I still have 4 cats to cherish. Stripey, the Next Generation is just like her mother. She first approached me when I was punching my punching bag and only let me pet her at first when I wore the boxing gloves. Now, she is a little nuisance just like her mother, but she doesn’t run inside the house yet. In addition there is a mellow orange tom cat, and a developmentally delayed cat.

The cat in the foreground is a developmentally delayed runt. I call him roly-poly. He’s from the same litter as the cat behind him.
I call this mellow cat, The Whistler…because he whistles.
This is Stripey’s daughter. She behaves just like Stripey did when she was younger, and I call her Stripey, the Next Generation. She is shyer and must have hidden in the woods when Animal Control captured the other cats. That’s where she came from the next day when I went outside to feed the cats. I miss the challenge of having an older, more experienced cat, however.
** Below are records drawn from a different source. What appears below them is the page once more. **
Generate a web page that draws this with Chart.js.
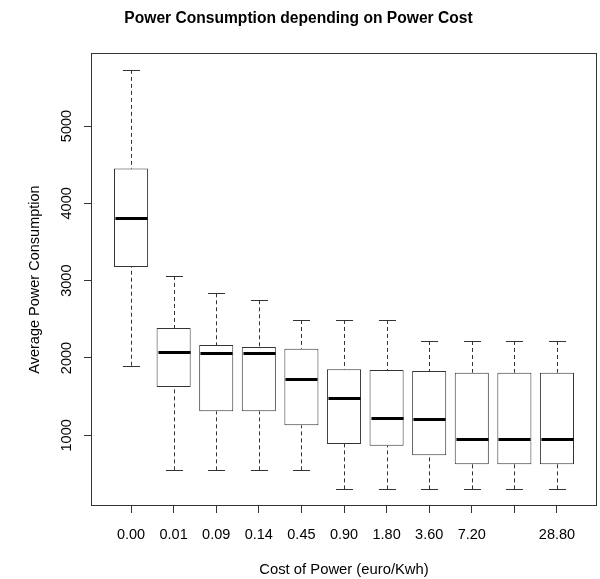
<!DOCTYPE html>
<html><head><meta charset="utf-8">
<script src="https://cdn.jsdelivr.net/npm/chart.js@4"></script>
<style>html,body{margin:0;padding:0;background:#fff}#wrap{width:600px;height:579px;position:relative}</style>
</head><body><div id="wrap"><canvas id="c"></canvas></div>
<script>
const categories = ['0.00','0.01','0.09','0.14','0.45','0.90','1.80','3.60','7.20','14.40','28.80'];
const tickLabels = ['0.00','0.01','0.09','0.14','0.45','0.90','1.80','3.60','7.20','','28.80'];
const whiskerLow  = [1900, 547, 547, 547, 547, 301, 301, 301, 301, 301, 301];
const q1          = [3177,1625,1310,1310,1129, 887, 865, 741, 625, 625, 625];
const median      = [3815,2082,2069,2069,1732,1483,1224,1207, 952, 952, 952];
const q3          = [4449,2388,2168,2142,2120,1854,1845,1832,1810,1810,1810];
const whiskerHigh = [5726,3061,2837,2746,2492,2492,2492,2220,2220,2220,2220];
const yTicks = [1000,2000,3000,4000,5000];

const FONT = "'Liberation Sans', Arial, Helvetica, sans-serif";
Chart.defaults.font.family = FONT;
Chart.defaults.color = '#000';

const boxParts = {
  id: 'boxParts',
  afterDatasetsDraw(chart) {
    const {ctx, scales: {x, y}} = chart;
    const half = x.getPixelForValue(1.4) - x.getPixelForValue(1);
    const capHalf = half / 2;
    ctx.save();
    categories.forEach((c, i) => {
      const cx = Math.round(x.getPixelForValue(i + 1)) + 0.5;
      ctx.strokeStyle = '#333'; ctx.lineWidth = 1; ctx.setLineDash([4, 3]);
      ctx.beginPath();
      ctx.moveTo(cx, y.getPixelForValue(whiskerHigh[i])); ctx.lineTo(cx, y.getPixelForValue(q3[i]));
      ctx.moveTo(cx, y.getPixelForValue(whiskerLow[i])); ctx.lineTo(cx, y.getPixelForValue(q1[i]));
      ctx.stroke();
      ctx.setLineDash([]);
      ctx.beginPath();
      [whiskerHigh[i], whiskerLow[i]].forEach(v => {
        const py = Math.round(y.getPixelForValue(v)) + 0.5;
        ctx.moveTo(cx - capHalf, py); ctx.lineTo(cx + capHalf, py);
      });
      ctx.stroke();
      ctx.lineWidth = 3; ctx.strokeStyle = '#000';
      const pm = Math.round(y.getPixelForValue(median[i])) + 0.5;
      ctx.beginPath(); ctx.moveTo(cx - half + 1, pm); ctx.lineTo(cx + half - 1, pm); ctx.stroke();
    });
    ctx.restore();
  },
  afterDraw(chart) {
    const {ctx, chartArea: a} = chart;
    ctx.save();
    ctx.strokeStyle = '#333'; ctx.lineWidth = 1;
    ctx.strokeRect(Math.round(a.left) + 0.5, Math.round(a.top) + 0.5, Math.round(a.right - a.left) - 1, Math.round(a.bottom - a.top) - 1);
    ctx.restore();
  }
};

new Chart(document.getElementById('c'), {
  type: 'bar',
  data: {
    datasets: [{
      data: categories.map((c, i) => ({x: i + 1, y: [q1[i], q3[i]]})),
      backgroundColor: '#fff', borderColor: '#333', borderWidth: 1, borderSkipped: false,
      barPercentage: 1, categoryPercentage: 0.8
    }]
  },
  options: {
    responsive: true, maintainAspectRatio: false, animation: false,
    layout: {padding: {left: 0, right: 3, top: 0, bottom: 0}},
    plugins: {
      legend: {display: false}, tooltip: {enabled: false},
      title: {display: true, text: 'Power Consumption depending on Power Cost', color: '#000',
        font: {size: 15.6, weight: 'bold'}, padding: {top: 9, bottom: 25.3}}
    },
    scales: {
      x: {
        type: 'linear', min: 0.06, max: 11.94, offset: false,
        afterBuildTicks: s => { s.ticks = categories.map((c, i) => ({value: i + 1})); },
        ticks: {callback: (v, idx) => tickLabels[idx], font: {size: 14.5}, padding: 13.5, autoSkip: false, maxRotation: 0, minRotation: 0},
        grid: {drawOnChartArea: false, offset: false, tickLength: 7, color: '#333'},
        border: {display: false},
        title: {display: true, text: 'Cost of Power (euro/Kwh)', font: {size: 14.8}, padding: {top: 0, bottom: 0}},
        afterFit: s => { s.height = 73; }
      },
      y: {
        min: 86, max: 5944,
        afterBuildTicks: s => { s.ticks = yTicks.map(v => ({value: v})); },
        ticks: {font: {size: 14.5}, minRotation: 90, maxRotation: 90, crossAlign: 'center', padding: 1, callback: v => String(v)},
        grid: {drawOnChartArea: false, tickLength: 7, color: '#333'},
        border: {display: false},
        title: {display: true, text: 'Average Power Consumption', font: {size: 14.5}, padding: {top: 26, bottom: 0}},
        afterFit: s => { s.width = 91; }
      }
    }
  },
  plugins: [boxParts]
});
</script>
</body></html>
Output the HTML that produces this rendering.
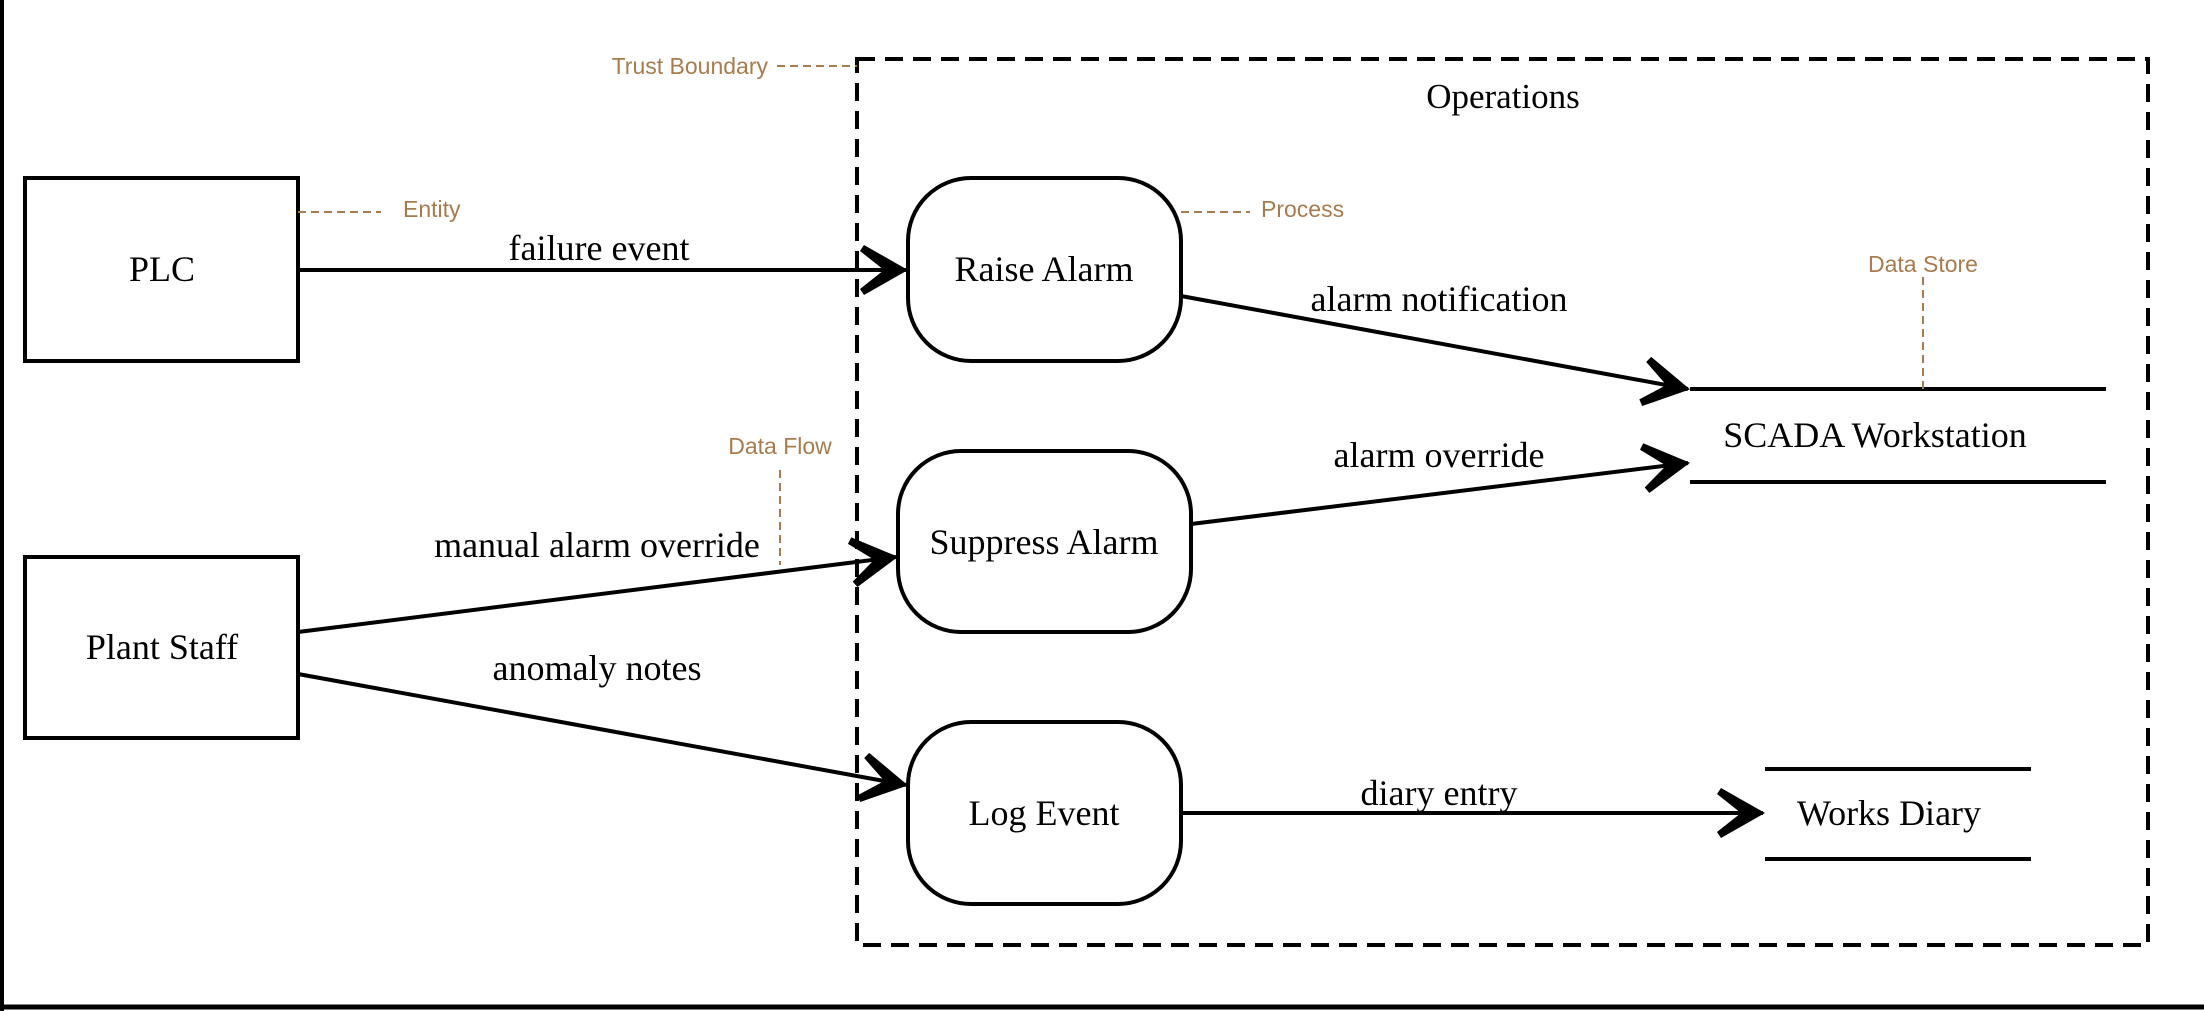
<!DOCTYPE html>
<html><head><meta charset="utf-8"><style>
html,body{margin:0;padding:0;background:#fff;}
svg{display:block;}
</style></head><body>
<svg width="2204" height="1011" viewBox="0 0 2204 1011" xmlns="http://www.w3.org/2000/svg">
<rect x="0" y="0" width="2204" height="1011" fill="#fff"/>
<line x1="2" y1="0" x2="2" y2="1011" stroke="#000" stroke-width="4"/>
<line x1="0" y1="1007" x2="2204" y2="1007" stroke="#000" stroke-width="5"/>

<rect x="857" y="59" width="1291" height="886" fill="none" stroke="#000" stroke-width="4" stroke-dasharray="18 10"/>
<text x="1503" y="108" font-family="Liberation Serif, serif" font-size="35" text-anchor="middle">Operations</text>

<g fill="none" stroke="#000" stroke-width="4">
<rect x="25" y="178" width="273" height="183"/>
<rect x="25" y="557" width="273" height="181"/>
<rect x="908" y="178" width="273" height="183" rx="63"/>
<rect x="898" y="451" width="293" height="181" rx="63"/>
<rect x="908" y="722" width="273" height="182" rx="63"/>
<line x1="1690" y1="389" x2="2106" y2="389"/>
<line x1="1690" y1="482" x2="2106" y2="482"/>
<line x1="1765" y1="769" x2="2031" y2="769"/>
<line x1="1765" y1="859" x2="2031" y2="859"/>
</g>

<g font-family="Liberation Serif, serif" font-size="36" text-anchor="middle">
<text x="162" y="281">PLC</text>
<text x="162" y="659">Plant Staff</text>
<text x="1044" y="281">Raise Alarm</text>
<text x="1044" y="554">Suppress Alarm</text>
<text x="1044" y="825">Log Event</text>
<text x="1875" y="447">SCADA Workstation</text>
<text x="1889" y="825">Works Diary</text>
<text x="599" y="260">failure event</text>
<text x="1439" y="311">alarm notification</text>
<text x="1439" y="467">alarm override</text>
<text x="597" y="557">manual alarm override</text>
<text x="597" y="680">anomaly notes</text>
<text x="1439" y="805">diary entry</text>
</g>

<defs>
<marker id="a" markerWidth="100" markerHeight="100" refX="0" refY="0" orient="auto" markerUnits="userSpaceOnUse" overflow="visible">
<path d="M2,0 L-42,-25 L-46,-19 L-22,0 L-46,19 L-42,25 Z" fill="#000" stroke="none"/>
</marker>
</defs>
<g stroke="#000" stroke-width="4" fill="none">
<line x1="298" y1="270" x2="906" y2="270" marker-end="url(#a)"/>
<line x1="1181" y1="296" x2="1688" y2="389" marker-end="url(#a)"/>
<line x1="1191" y1="524" x2="1688" y2="463" marker-end="url(#a)"/>
<line x1="298" y1="632" x2="896" y2="557" marker-end="url(#a)"/>
<line x1="298" y1="674" x2="906" y2="785" marker-end="url(#a)"/>
<line x1="1181" y1="813" x2="1763" y2="813" marker-end="url(#a)"/>
</g>

<g stroke="#a87c4f" stroke-width="2" stroke-dasharray="8 5" fill="none">
<line x1="777" y1="66" x2="857" y2="66"/>
<line x1="298" y1="212" x2="381" y2="212"/>
<line x1="1181" y1="212" x2="1250" y2="212"/>
<line x1="1923" y1="277" x2="1923" y2="389"/>
<line x1="780" y1="470" x2="780" y2="565"/>
</g>
<g font-family="Liberation Sans, sans-serif" font-size="23" fill="#a87c4f">
<text x="768" y="74" text-anchor="end">Trust Boundary</text>
<text x="403" y="217">Entity</text>
<text x="1261" y="217">Process</text>
<text x="1923" y="272" text-anchor="middle">Data Store</text>
<text x="780" y="454" text-anchor="middle">Data Flow</text>
</g>
</svg>
</body></html>
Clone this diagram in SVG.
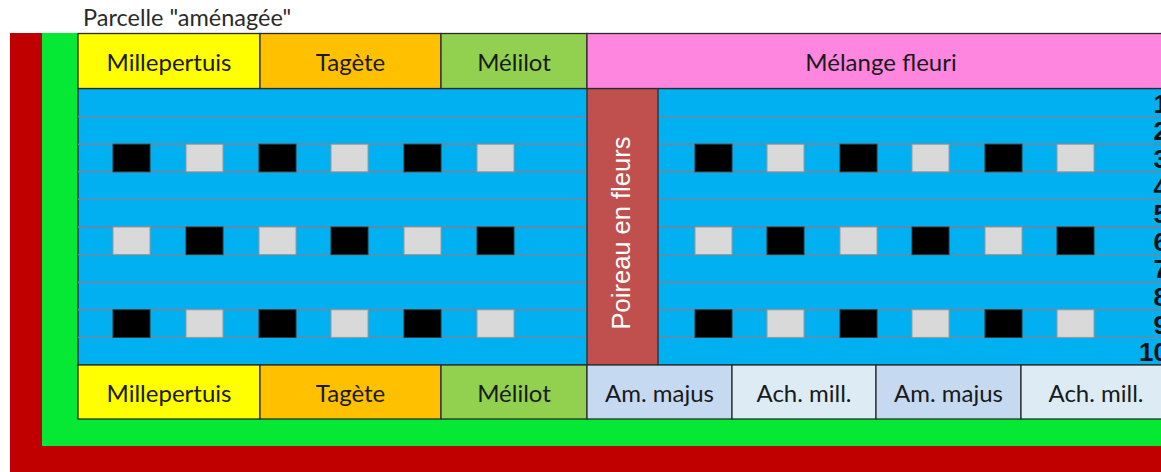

Richmond County Animal Control will NEVER have permission to come on my property. I have a poor opinion of them. Years ago, I called about a dangerous dog roaming the neighborhood, and they never sent anybody. The man in front of me in line when I went there was enraged because they would do nothing about a dangerous dog in his neighborhood. Yet, they come into people’s yards and kill their harmless cats. I’m also aggravated with whoever reported us. Maybe it was the police. They are probably supposed to report certain situations to animal control. Or maybe it was just some busybody in our neighborhood who doesn’t like cats. I could live with it, if Stripey had been run over by a car or killed by a coyote, but the thought she was deceived by humans, who I contribute tax money too, makes me sick to my stomach.